Dennis Mann • Reno, Nevada

Hi Dennis, A 4- by 8-foot collector should have 6-inch duct openings. The limitation of 4-inch ducts is huge. It has to do with static pressure, and a bigger blower might just make things worse, depending on the curve of the blower. A 4-inch duct has less than half the cross-sectional area of a 6-inch duct and makes the friction loss of the moving air (static pressure) too large. All blowers have different performance curves and some are so poor that their cut-off static pressure will not allow them to be used on a good solar collector, which should have some static pressure built into it.

On 4-by-8 collectors, we use a 1/12 hp, AC-powered, 380 cfm permanent splitcapacitor blower with 6-inch ducts. We have a few thousand of these installed, and time has proven the match is a good one. A 176 cfm, 12 VDC blower is available for about US$90. It takes a 50 to 75 W PV module to run it. It doesn’t perform quite as well as the 380 cfm AC blower, but it does a good job. We use it for PV power systems and have never had a complaint. As I said at the start though, the big problem in your system is the inlet and outlet size—they are too small for the size of collector.
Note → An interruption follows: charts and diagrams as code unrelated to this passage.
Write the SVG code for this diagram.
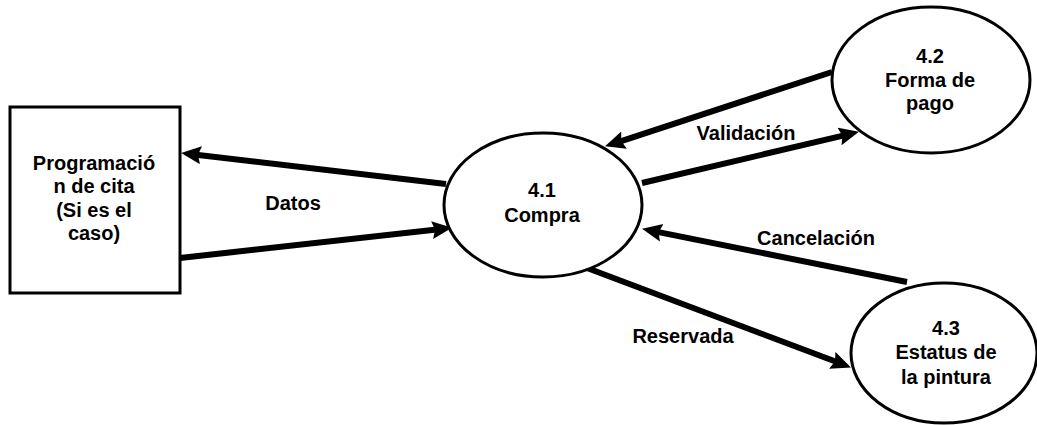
<svg xmlns="http://www.w3.org/2000/svg" width="1037" height="425" viewBox="0 0 1037 425">
<style>
.shape{fill:#fff;stroke:#000;stroke-width:3}
.flow{stroke:#000;stroke-width:6;fill:none;marker-end:url(#ah)}
text{font-family:"Liberation Sans",Arial,sans-serif;font-weight:bold;font-size:20px;fill:#000;text-anchor:middle}
</style>
<defs>
<marker id="ah" markerUnits="userSpaceOnUse" markerWidth="22" markerHeight="20" refX="7" refY="9" orient="auto">
<path d="M0,0 L20,9 L0,18 L3,9 z" fill="#000"/>
</marker>
</defs>
<rect width="1037" height="425" fill="#fff"/>
<g id="connectors">
<line class="flow" x1="446" y1="184" x2="194" y2="154.4"/>
<line class="flow" x1="180" y1="258" x2="439.1" y2="229.3"/>
<line class="flow" x1="832" y1="72" x2="617.4" y2="142.3"/>
<line class="flow" x1="642" y1="183" x2="846.3" y2="134.8"/>
<line class="flow" x1="907" y1="282" x2="654.8" y2="231.4"/>
<line class="flow" x1="587" y1="268" x2="838.8" y2="362.8"/>
<text x="293" y="210">Datos</text>
<text x="746" y="140">Validación</text>
<text x="816" y="245">Cancelación</text>
<text x="683" y="343">Reservada</text>
</g>
<g id="programacion">
<rect class="shape" x="10" y="107" width="170" height="186"/>
<text x="94" y="170">Programació</text>
<text x="94" y="193">n de cita</text>
<text x="94" y="217">(Si es el</text>
<text x="94" y="240">caso)</text>
</g>
<g id="compra">
<ellipse class="shape" cx="543" cy="205" rx="99" ry="72"/>
<text x="542" y="197">4.1</text>
<text x="542" y="222">Compra</text>
</g>
<g id="forma-pago">
<ellipse class="shape" cx="931" cy="80" rx="99" ry="73"/>
<text x="930" y="63">4.2</text>
<text x="930" y="87">Forma de</text>
<text x="930" y="110">pago</text>
</g>
<g id="estatus">
<ellipse class="shape" cx="944" cy="353" rx="93" ry="70"/>
<text x="946" y="335">4.3</text>
<text x="946" y="359">Estatus de</text>
<text x="946" y="384">la pintura</text>
</g>
</svg>
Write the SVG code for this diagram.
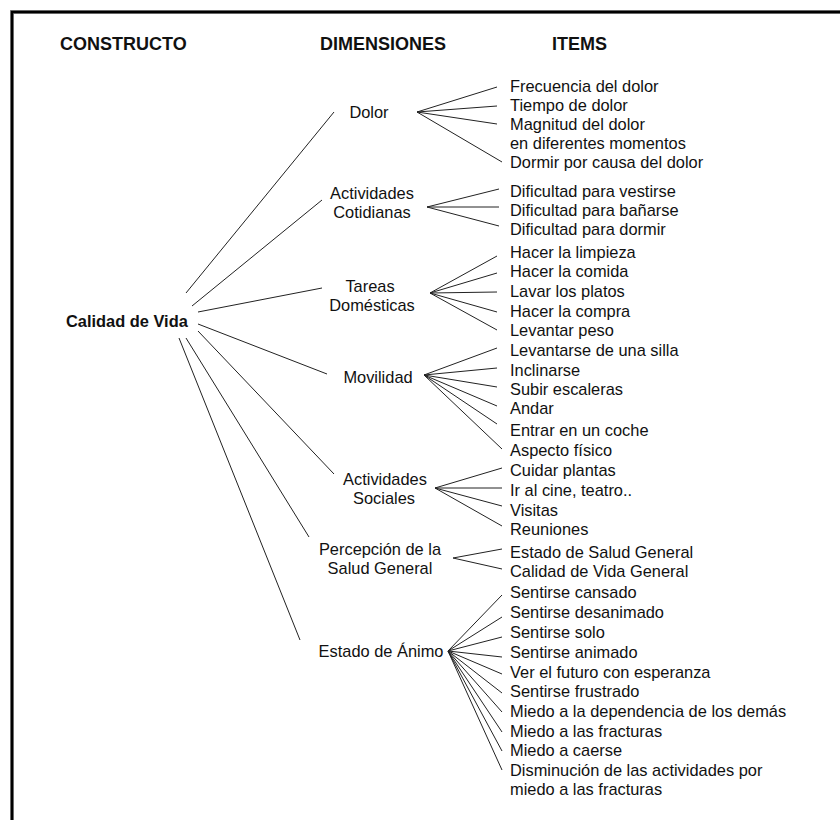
<svg xmlns="http://www.w3.org/2000/svg" width="840" height="820" viewBox="0 0 840 820">
<style>
text{font-family:"Liberation Sans",Arial,sans-serif;fill:#111;font-size:16.4px}
.h{font-weight:bold;font-size:18px}
.b{font-weight:bold}
.d{text-anchor:middle}
#connectors line{stroke:#222;stroke-width:1}
</style>
<rect x="0" y="0" width="840" height="820" fill="#fff"/>
<path d="M12,820 V12 H840" fill="none" stroke="#888" stroke-width="4"/>
<path d="M12,820 V12 H840" fill="none" stroke="#000" stroke-width="2.4"/>
<g id="headers">
<text class="h" x="60" y="50">CONSTRUCTO</text>
<text class="h" x="320" y="50">DIMENSIONES</text>
<text class="h" x="552" y="50">ITEMS</text>
</g>
<g id="connectors">
<line x1="186" y1="293" x2="334" y2="112"/>
<line x1="192" y1="306" x2="322" y2="200"/>
<line x1="198" y1="312" x2="322" y2="288"/>
<line x1="198" y1="324" x2="327" y2="374"/>
<line x1="198" y1="331" x2="334" y2="474"/>
<line x1="186" y1="338" x2="309" y2="537"/>
<line x1="179" y1="338" x2="300" y2="640"/>
<line x1="417" y1="112" x2="497" y2="87"/>
<line x1="417" y1="112" x2="497" y2="106"/>
<line x1="417" y1="112" x2="497" y2="124"/>
<line x1="417" y1="112" x2="502" y2="162"/>
<line x1="427" y1="207" x2="499" y2="189"/>
<line x1="427" y1="207" x2="499" y2="207"/>
<line x1="427" y1="207" x2="499" y2="226"/>
<line x1="430" y1="293" x2="497" y2="256"/>
<line x1="430" y1="293" x2="497" y2="273"/>
<line x1="430" y1="293" x2="497" y2="292"/>
<line x1="430" y1="293" x2="497" y2="312"/>
<line x1="430" y1="293" x2="497" y2="330"/>
<line x1="424" y1="375" x2="497" y2="348"/>
<line x1="424" y1="375" x2="497" y2="368"/>
<line x1="424" y1="375" x2="497" y2="387"/>
<line x1="424" y1="375" x2="497" y2="406"/>
<line x1="424" y1="375" x2="497" y2="424"/>
<line x1="424" y1="375" x2="502" y2="449"/>
<line x1="435" y1="488" x2="502" y2="468"/>
<line x1="435" y1="488" x2="502" y2="488"/>
<line x1="435" y1="488" x2="502" y2="506"/>
<line x1="435" y1="488" x2="502" y2="526"/>
<line x1="453" y1="558" x2="502" y2="549"/>
<line x1="453" y1="558" x2="502" y2="569"/>
<line x1="448" y1="651" x2="502" y2="595"/>
<line x1="448" y1="651" x2="502" y2="617"/>
<line x1="448" y1="651" x2="502" y2="637"/>
<line x1="448" y1="651" x2="502" y2="657"/>
<line x1="448" y1="651" x2="502" y2="674"/>
<line x1="448" y1="651" x2="502" y2="693"/>
<line x1="448" y1="651" x2="502" y2="712"/>
<line x1="448" y1="651" x2="502" y2="732"/>
<line x1="448" y1="651" x2="502" y2="751"/>
<line x1="448" y1="651" x2="502" y2="770"/>
</g>
<g id="calidad-de-vida"><text class="b" x="66" y="327">Calidad de Vida</text></g>
<g id="dim-dolor"><text class="d" x="369" y="118">Dolor</text></g>
<g id="dim-actividades-cotidianas"><text class="d" x="372" y="199">Actividades</text><text class="d" x="372" y="218">Cotidianas</text></g>
<g id="dim-tareas-domesticas"><text class="d" x="370" y="292">Tareas</text><text class="d" x="372" y="311">Domésticas</text></g>
<g id="dim-movilidad"><text class="d" x="378" y="383">Movilidad</text></g>
<g id="dim-actividades-sociales"><text class="d" x="385" y="485">Actividades</text><text class="d" x="384" y="504">Sociales</text></g>
<g id="dim-percepcion"><text class="d" x="380" y="555">Percepción de la</text><text class="d" x="380" y="574">Salud General</text></g>
<g id="dim-estado-animo"><text class="d" x="381" y="657">Estado de Ánimo</text></g>
<g id="items-dolor">
<text x="510" y="92">Frecuencia del dolor</text>
<text x="510" y="111">Tiempo de dolor</text>
<text x="510" y="130">Magnitud del dolor</text>
<text x="510" y="149">en diferentes momentos</text>
<text x="510" y="168">Dormir por causa del dolor</text>
</g>
<g id="items-actividades-cotidianas">
<text x="510" y="197">Dificultad para vestirse</text>
<text x="510" y="216">Dificultad para bañarse</text>
<text x="510" y="235">Dificultad para dormir</text>
</g>
<g id="items-tareas">
<text x="510" y="258">Hacer la limpieza</text>
<text x="510" y="277">Hacer la comida</text>
<text x="510" y="297">Lavar los platos</text>
<text x="510" y="317">Hacer la compra</text>
<text x="510" y="336">Levantar peso</text>
</g>
<g id="items-movilidad">
<text x="510" y="356">Levantarse de una silla</text>
<text x="510" y="376">Inclinarse</text>
<text x="510" y="395">Subir escaleras</text>
<text x="510" y="414">Andar</text>
<text x="510" y="436">Entrar en un coche</text>
<text x="510" y="456">Aspecto físico</text>
</g>
<g id="items-actividades-sociales">
<text x="510" y="476">Cuidar plantas</text>
<text x="510" y="496">Ir al cine, teatro..</text>
<text x="510" y="516">Visitas</text>
<text x="510" y="535">Reuniones</text>
</g>
<g id="items-percepcion">
<text x="510" y="558">Estado de Salud General</text>
<text x="510" y="577">Calidad de Vida General</text>
</g>
<g id="items-estado-animo">
<text x="510" y="598">Sentirse cansado</text>
<text x="510" y="618">Sentirse desanimado</text>
<text x="510" y="638">Sentirse solo</text>
<text x="510" y="658">Sentirse animado</text>
<text x="510" y="678">Ver el futuro con esperanza</text>
<text x="510" y="697">Sentirse frustrado</text>
<text x="510" y="717">Miedo a la dependencia de los demás</text>
<text x="510" y="737">Miedo a las fracturas</text>
<text x="510" y="756">Miedo a caerse</text>
<text x="510" y="776">Disminución de las actividades por</text>
<text x="510" y="795">miedo a las fracturas</text>
</g>
</svg>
A well-built 4-by-8 collector with adequate airflow should have about a 30°F to 70°F rise in temperature, inlet to outlet. The temperature difference is dependent on the time of day and year, the outside temperature, and flow through the collector. In spring, it will produce a good deal more heat than in the middle of winter.

Southwest Solar (www.southwest-solar.com) manufactures DC swamp coolers in a variety of sizes (650–4,000 cfm.) Both 12 and 24 VDC models are available, as well as 120 and 240 VAC units. You could probably also convert your AC cooler by using a DC pump and fan. Please be sure to let us know what you end up doing and how it worked out.